The price of being "avant-garde"


Mid-May--the tourist season is in full force here in Paris.  Yesterday, at the Louvre, there was a line of people outside the main entrance (the main "great" glass pyramid) that snaked all the way down the plaza, for at least half a kilometer . . . to the Cour Carrée.  Of course, inside, it was quite a circus as well.  People strolling by Carpaccio's Saint Steven in haste to "get there" (in front of the bulletproof shrine). 

My friend Arielle and I had gone to a contemporary art "salon" just outside the city the day prior, a yearly juried show called the "Salon de Montrouge".  The winner of the "Grand Prix" this year was Maxime Chanson, someone who until now appears to have been a "figurative" artist (as per his personal website).  For his winning piece at the salon, he created a large spreadsheet, which aimed to catalog and define the different trends in contemporary art:



It is a thought provoking piece.  It is an inventory of his reflections on what is the art scene from his point of view and implicates his immersion in the historicity of finding a place in contemporary art.  He divides the enterprise of being a contemporary artist into two main categories, the "motor" of art production and the "means" of this production.  Each has subcategories--for "motor" this would be "to understand", "to make", "to feel"; for "means, there are "Installations (ensemble)", "Objects", and "Images".  Each of these are broken down into even smaller  subcategories etc. etc.
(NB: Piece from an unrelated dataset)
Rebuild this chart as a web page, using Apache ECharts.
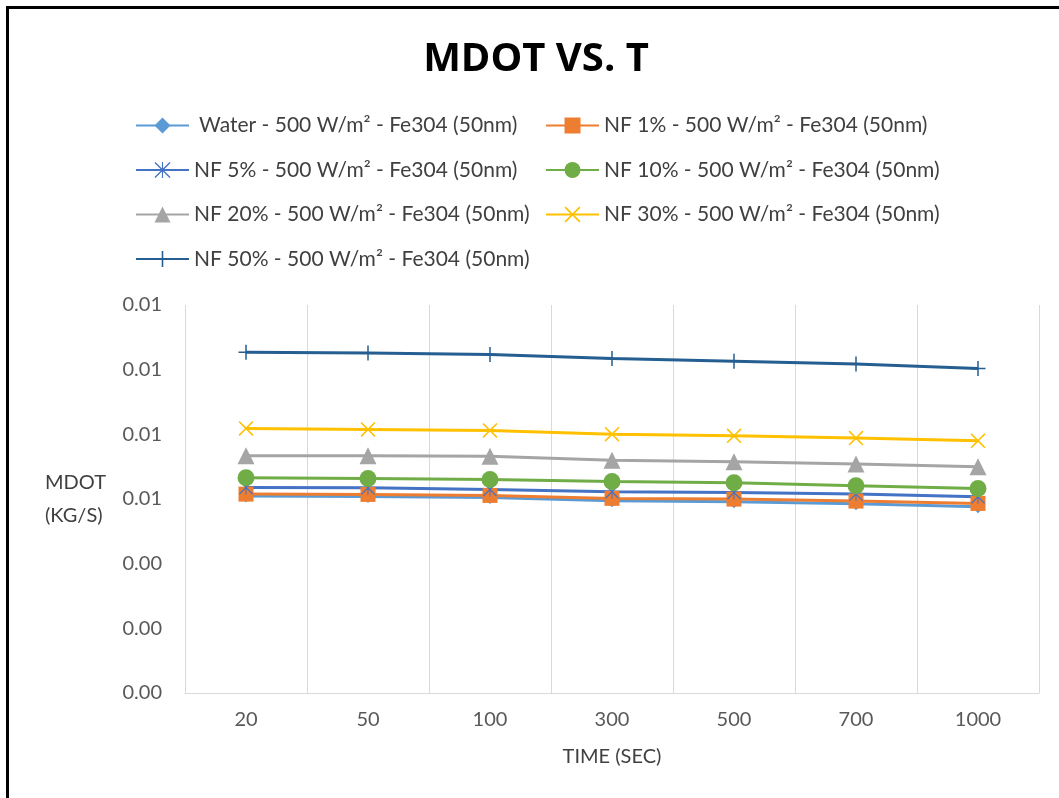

Just as an example, the German painter Neo Rausch was cited as a contemporary artist who would exemplify someone who is interested in making oneiric theatrical work by means of an image that is immobile, handmade--a painting.  I wonder though, could Rausch not be someone who wishes to understand societal codes of unjust exclusion by denouncing the irrationality behind these à prioris through derision?  I forget exactly how the New York based impresario of relational aesthetics Rirkrit Tiravanija was defined but I can see him as an artist who searched to understand the perception and limits of space by means of creating an installation based on the context of the work with the visitor as a sort of playful interaction.  But to think of it, Tiravanija could also be an artist that studies societal codes of conditioning mimicry or even someone who wishes to express the sensuality of our bodies' fragility in a mise en scène (on a visit earlier this year, the odors of his curry inundating the contemporary floors of the MoMA gave me just a bit of nausea).

My point is that any endeavor of macro-aesthetics is fraught with arbitrary inclusions and exclusions in the very porous walls of contemporary art.  Art objects can easily span many of Chanson's definitions.  His is insistent, however, and insists that clarity and explanations are the last taboos in contemporary art.

I started thinking, in the studio yesterday, what it took for someone like him,  a self-proclaimed figurative artist, to end up spending all his time in making rather arbitrary definitions to "explain and clarify" art.  

At the Philadelphia Museum of Art, there is a large collection of work by Marcel Duchamp, from his very early paintings (traditional landscapes, genre scenes), which are so-so, neither good nor very bad nor "radical", to his last work, the iconic and rather self-fulfilling prophecy of an installation called "Etant Donné", which involves a peep-hole, a nude woman in a landscape holding an oil lamp with a kitschy waterfall "in the distance".  Self-fulfilling because in the saga of reification and historicism that is quintessential to our "avant-garde" contemporary art world, the mandala of holiness that emanates from Duchamp' and his also prophetic last piece has become the quintessential tautological raison d'être (the logic being "I will make Duchampian work because Duchamp is God and so I am also holy).

Duchamp was not really all that interested in painting.  As a painter, his most successful piece, the famous "Nude descending a staircase" is a brown-ochre painting of the amalgam of his ideas of the "avant-garde" of his time--Cubism and Futurism by way of the photography of Edward Muybridge--painted in 1912, at least 5 years after the revolution that was Picasso's Demoiselles d'Avignon (not that it matters, but just to point out its retardataire position in the timeline of 20th century avant-gardism).   Of course, he is famous for placing industrial objects in exhibitions--urinals, hat-hangers, and also known to be an excellent chess player.  I am linking below an old Robert Hughes video on Duchamp, it is excellent as so much is said while being unpronounced:



One starts to wonder, if Duchamp was not just too limited in ability to be able to continue to be a painter, either way, he definitely had little love for it.  And to say that the background of a painting has no meaningful function is really just bar none quite, well, imbécile.